Qu'il fait froid sur l'arête! Le vent me jette au visage la neige que mon compagnon soulève dans sa marche. Autour de nous, la poussière de grésil tourbillonne un moment, formant une colonne torse, transparente et blanche; puis la colonne se déplace légèrement, et le tourbillon recommence, avec d'autres colonnes, valse échevelée de formes vaporeuses et blanches qui semblent des elfes ou des lutins.
Le ciel est maintenant très pur, mais vers l'ouest, une légère bande noire strie le ciel au-dessus de l'horizon, c'est le signe mystérieux d'une nouvelle tempête. Et nous nous hâtons par le Dôme et le Col du Dôme, vers le refuge Vallot que nous apercevons sur une petite éminence: tout près!

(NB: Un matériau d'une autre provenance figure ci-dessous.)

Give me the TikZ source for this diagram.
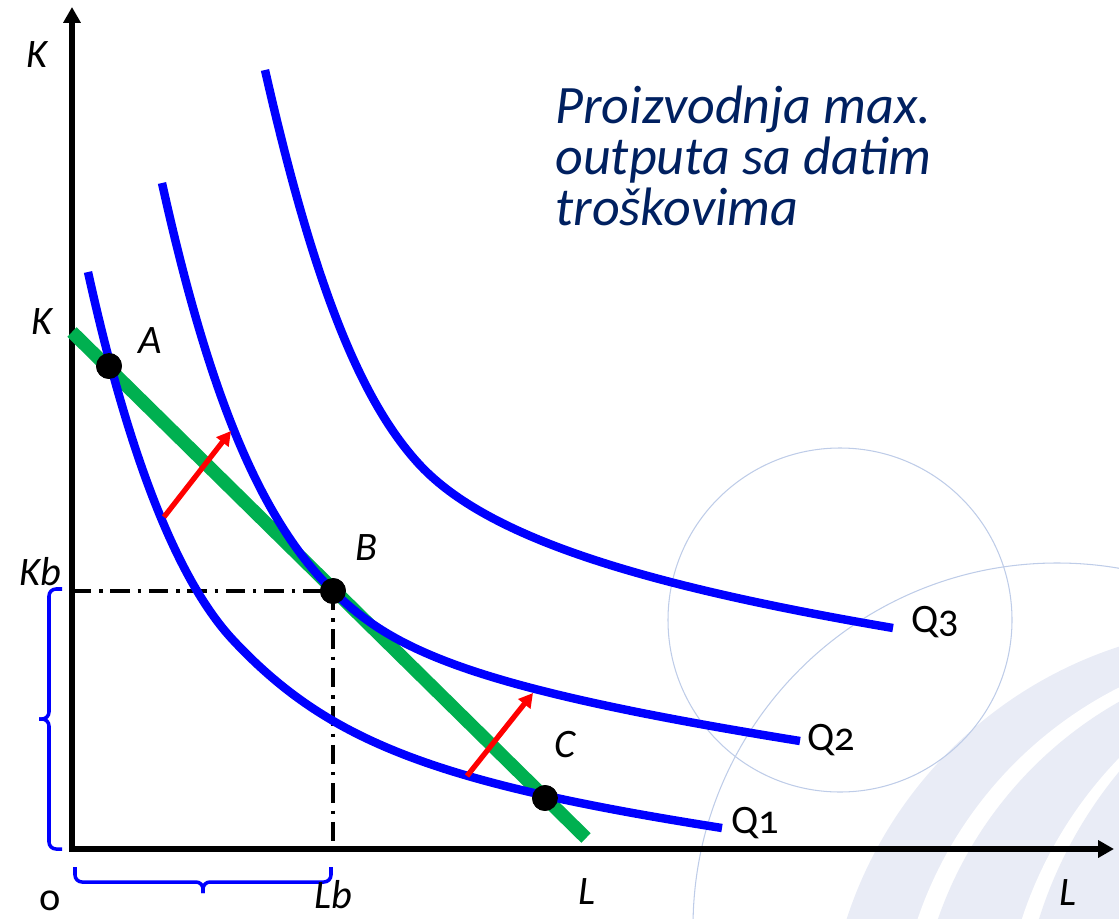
\documentclass[tikz,border=0pt]{standalone}
\usepackage{fontspec}
\setmainfont{Carlito}[Numbers=OldStyle]
\usetikzlibrary{arrows.meta}

\definecolor{qblue}{RGB}{0,0,255}
\definecolor{budget}{RGB}{0,176,80}
\definecolor{titlenavy}{RGB}{0,32,96}
\definecolor{ringfill}{RGB}{233,236,246}
\definecolor{ringline}{RGB}{190,204,232}

\tikzset{
  isoquant/.style={qblue, line width=4.8pt},
  budgetline/.style={budget, line width=7.6pt},
  axis/.style={line width=3.2pt, {Triangle[length=9pt,width=9.5pt]}-{Triangle[length=9pt,width=9.5pt]}},
  shiftarrow/.style={red, line width=3pt, -{Triangle[length=8pt,width=8.5pt]}},
  guide/.style={line width=1.9pt, dash pattern=on 11pt off 4.5pt on 1.9pt off 4.5pt},
  bracket/.style={qblue, line width=2pt, rounded corners=4pt},
  lbl/.style={font=\fontsize{23}{27}\selectfont\itshape, inner sep=0pt},
  qlbl/.style={font=\fontsize{23}{27}\selectfont, inner sep=0pt},
  dot/.style={circle, fill=black, minimum size=14.7pt, inner sep=0pt},
  titletext/.style={titlenavy, font=\fontsize{30.8}{29}\selectfont\itshape, align=left, inner sep=0pt},
}

\begin{document}
\begin{tikzpicture}[x=0.02cm, y=-0.02cm]
  \useasboundingbox (0,0) rectangle (1119,919);

  % background rings
  \fill[ringfill] (1250,1050) circle (424);
  \fill[white] (1302,1050) circle (406);
  \fill[ringfill] (1316,1050) circle (400);
  \fill[white] (1421,1050) circle (420);
  \fill[ringfill] (1456,1050) circle (437);
  \draw[ringline, line width=0.6pt] (840,620) circle (172);
  \draw[ringline, line width=0.6pt] (1057,927) circle (364);

  % axes
  \coordinate (O) at (72,849);
  \coordinate (ktop) at (72,7);
  \coordinate (lend) at (1114,849);
  \draw[axis, line join=miter] (ktop) -- (O) -- (lend);

  % points
  \node[dot] (A) at (109,366) {};
  \node[dot] (B) at (333,591) {};
  \node[dot] (C) at (545,798) {};
  \coordinate (kb) at (72,591);
  \coordinate (lb) at (333,849);
  \coordinate (kmax) at (72,332);
  \coordinate (lmax) at (586,838);

  % dash-dot guides
  \draw[guide] (kb) -- (B.center);
  \draw[guide] (B.center) -- (lb);

  % budget line
  \draw[budgetline] (kmax) -- (lmax);

  % isoquants
  \draw[isoquant] (88,272) .. controls (130,462) and (179.1,582.3) .. (233,640)
    .. controls (328,741.6) and (435.6,783) .. (722,828);
  \draw[isoquant] (162,183) .. controls (209.6,397.6) and (260.9,520) .. (B.center)
    .. controls (393,650.2) and (470,687.9) .. (800,741);
  \draw[isoquant] (265,70) .. controls (312.7,279.7) and (358.6,397.6) .. (418,463)
    .. controls (481.4,532.8) and (623.9,582.3) .. (893,628);

  % shifts
  \coordinate (s1) at (164,517);
  \coordinate (t1) at (231,431);
  \coordinate (s2) at (467,776);
  \coordinate (t2) at (533,693);
  \draw[shiftarrow] (s1) -- (t1);
  \draw[shiftarrow] (s2) -- (t2);

  % redraw dots on top
  \node[dot] at (A) {};
  \node[dot] at (B) {};
  \node[dot] at (C) {};

  % braces
  \draw[bracket] (62,589) -- (49,589) -- (49,719) -- (39,719);
  \draw[bracket] (39,719) -- (49,719) -- (49,849) -- (62,849);
  \draw[bracket] (75,867) -- (75,882) -- (203,882) -- (203,893);
  \draw[bracket] (203,893) -- (203,882) -- (331,882) -- (331,867);

  % labels
  \node[lbl] (ktoplbl) at (37,55) {K};
  \node[lbl] (klbl) at (42,322) {K};
  \node[lbl] (kblbl) at (40,572) {Kb};
  \node[qlbl] (olbl) at (50,901) {o};
  \node[lbl] (lblbl) at (333,895) {Lb};
  \node[lbl] (llbl) at (587,892) {L};
  \node[lbl] (lendlbl) at (1068,893) {L};
  \node[lbl] (albl) at (150,341) {A};
  \node[lbl] (blbl) at (366,548) {B};
  \node[lbl] (clbl) at (565,745) {C};
  \node[qlbl] (q1lbl) at (755,823) {Q1};
  \node[qlbl] (q2lbl) at (831,740) {Q2};
  \node[qlbl] (q3lbl) at (935,622) {Q3};

  \node[titletext, anchor=north west] (title) at (555,86) {Proizvodnja max.\\outputa sa datim\\troškovima};
\end{tikzpicture}
\end{document}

Nous l'atteindrons sûrement avant la tourmente.
Mais la faim nous affaiblit, nos jambes fatiguées glissent dans la neige fraîche sur la pente rapide. Et le nuage grossit, le vent s'élève à nouveau; hâtons-nous si nous voulons être en sûreté avant d'être enveloppés [Pg 128] de neige. Enfin! après des efforts surhumains, nous atteignons la plateforme du refuge au moment où la tempête nous attrape à son tour. C'est trop tard pour elle, nous avons gagné.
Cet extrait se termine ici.